Modern 3D PDF, documents based on the PRC (Product Representation Compact) standard include a range of possible geometric precision schemes. This guide offers help in selecting the most appropriate mode for your application.
PRC Encoding inside 3D PDF Files
First, the PRC 3D geometric encoding standard has two main categories of encoding, either pure or tessellated. In the “Pure” form, full fidelity geometric shapes are encoded preserving full numerical precision on vertex 3D location (X,Y,Z) coordinates. In addition, BREP (Boundary Representation) shapes are encoded including NURBS, B-Spline curves and other related curved surface types. The idea is that full fidelity re-use is possible, or precise measurement operations performed. Of course there is a cost – the file compression level used for Pure means that the 3D PDF document will be a little larger to accommodate the full precision coordinates.
Second, the PRC 3D geometric encoding can be in “Tessellation” mode, where the original surfaces are encoded into a triangle mesh. If the input model is also triangulated with some similar polygon structure, then this is a great mapping and preserves all facets. For curves and smooth BREP surfaces, a tessellated approximation is used.
As the most commonly used type of encoding by PDF3D users, by using a triangulated tessellation the compression can be much greater, in fact the PDF3D PRC “Highly Compressed Tessellation” or HCT mode yields the highest compression factors for 3D PDF files.
Geometric Precision Options
Using PRC-HCT tessellation, although each triangle is preserved in the final PDF, the actual X,Y,Z corner vertex 3D position is approximate to within a “Tolerance” factor. This means that the encoding process is rounding up or reducing the number of significant digits in the numerical coordinate values so the resulting position is nearby within the tolerance factor distance from the original position.
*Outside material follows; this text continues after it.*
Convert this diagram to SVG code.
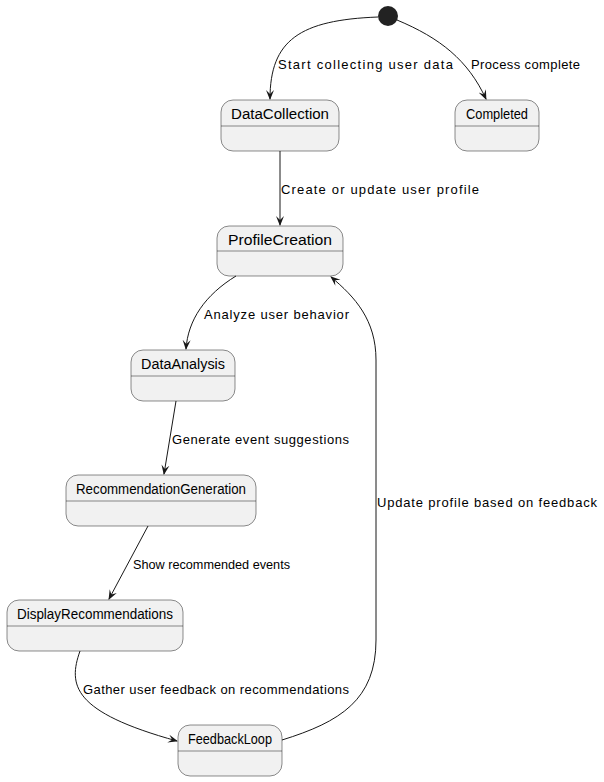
<svg xmlns="http://www.w3.org/2000/svg" width="604" height="782" viewBox="0 0 604 782">
<style>
.node rect.box{fill:#F1F1F1;stroke:#181818;stroke-width:0.5}
.node line{stroke:#181818;stroke-width:0.5}
.title{font-family:"Liberation Sans",Arial,sans-serif;font-size:14px;fill:#000;text-anchor:middle}
.lbl{font-family:"Liberation Sans",Arial,sans-serif;font-size:13px;fill:#000}
.edge{fill:none;stroke:#181818;stroke-width:1;marker-end:url(#arr)}
</style>
<defs>
<marker id="arr" viewBox="0 0 10 10" refX="9" refY="5" markerWidth="10" markerHeight="10" markerUnits="userSpaceOnUse" orient="auto">
<path d="M0,1 L10,5 L0,9 L4,5 z" fill="#181818"/>
</marker>
</defs>
<rect width="604" height="782" fill="#fff"/>
<g id="start"><circle cx="388" cy="16" r="10" fill="#222"/></g>
<g id="DataCollection" class="node"><rect class="box" x="221" y="100" width="118" height="51" rx="12"/><line x1="221" y1="126" x2="339" y2="126"/><text class="title" x="280" y="119" textLength="98" lengthAdjust="spacingAndGlyphs">DataCollection</text></g>
<g id="Completed" class="node"><rect class="box" x="455" y="100" width="84" height="51" rx="12"/><line x1="455" y1="126" x2="539" y2="126"/><text class="title" x="497" y="119" textLength="62" lengthAdjust="spacingAndGlyphs">Completed</text></g>
<g id="ProfileCreation" class="node"><rect class="box" x="217" y="226" width="126" height="50" rx="12"/><line x1="217" y1="251" x2="343" y2="251"/><text class="title" x="280" y="245" textLength="104" lengthAdjust="spacingAndGlyphs">ProfileCreation</text></g>
<g id="DataAnalysis" class="node"><rect class="box" x="131" y="350" width="104" height="51" rx="12"/><line x1="131" y1="376" x2="235" y2="376"/><text class="title" x="183" y="369" textLength="84" lengthAdjust="spacingAndGlyphs">DataAnalysis</text></g>
<g id="RecommendationGeneration" class="node"><rect class="box" x="66" y="475" width="190" height="51" rx="12"/><line x1="66" y1="501" x2="256" y2="501"/><text class="title" x="161" y="494" textLength="170" lengthAdjust="spacingAndGlyphs">RecommendationGeneration</text></g>
<g id="DisplayRecommendations" class="node"><rect class="box" x="7" y="600" width="176" height="51" rx="12"/><line x1="7" y1="626" x2="183" y2="626"/><text class="title" x="95" y="619" textLength="156" lengthAdjust="spacingAndGlyphs">DisplayRecommendations</text></g>
<g id="FeedbackLoop" class="node"><rect class="box" x="178" y="725" width="104" height="51" rx="12"/><line x1="178" y1="751" x2="282" y2="751"/><text class="title" x="230" y="744" textLength="84" lengthAdjust="spacingAndGlyphs">FeedbackLoop</text></g>
<g id="connectors">
<path class="edge" d="M378,17 C300,20 270,40 270,99"/>
<path class="edge" d="M397,20 C440,38 468,60 486,99"/>
<path class="edge" d="M280,151 L280,225"/>
<path class="edge" d="M236,276 C205,295 188,320 186,349"/>
<path class="edge" d="M176,401 L164,474"/>
<path class="edge" d="M148,526 L109,599"/>
<path class="edge" d="M80,651 C68,685 72,712 177,741"/>
<path class="edge" d="M282,740 C340,722 376,700 376,640 L376,360 C376,320 355,297 331,277"/>
<text class="lbl" x="278" y="69" textLength="175" lengthAdjust="spacing">Start collecting user data</text>
<text class="lbl" x="471" y="69" textLength="109" lengthAdjust="spacing">Process complete</text>
<text class="lbl" x="281" y="194" textLength="198" lengthAdjust="spacing">Create or update user profile</text>
<text class="lbl" x="204" y="319" textLength="145" lengthAdjust="spacing">Analyze user behavior</text>
<text class="lbl" x="172" y="444" textLength="177" lengthAdjust="spacing">Generate event suggestions</text>
<text class="lbl" x="133" y="569" textLength="157" lengthAdjust="spacingAndGlyphs">Show recommended events</text>
<text class="lbl" x="83" y="694" textLength="266" lengthAdjust="spacing">Gather user feedback on recommendations</text>
<text class="lbl" x="377" y="507" textLength="220" lengthAdjust="spacing">Update profile based on feedback</text>
</g>
</svg>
The options for specifying the “Tolerance” factor available to PDF3D users can either be “Absolute” or “Relative”. In Absolute mode, the actual 3D geometric tolerance distance can be specified to match up with document requirements, such as to make sure positions are within 1 mm, in case this is important for interpretation. In “Relative” mode, some percentage of the overall model bounding box extents is used, such as 0.00002 times the size of the model. This works fine for almost all cases, and can be adjusted lower if needed. Of course increasing tolerance can also further reduce the 3D PDF file size.
In a final twist, the PDF3D encoding will detect if entire triangles are smaller than the tolerance (“Micro-Facets”) and will use an edge-collapse method to removed them.
So PRC encoding offers a variety of 3D Geometric precision options, and gives users great flexibility over coordinate fidelity and final 3D PDF size.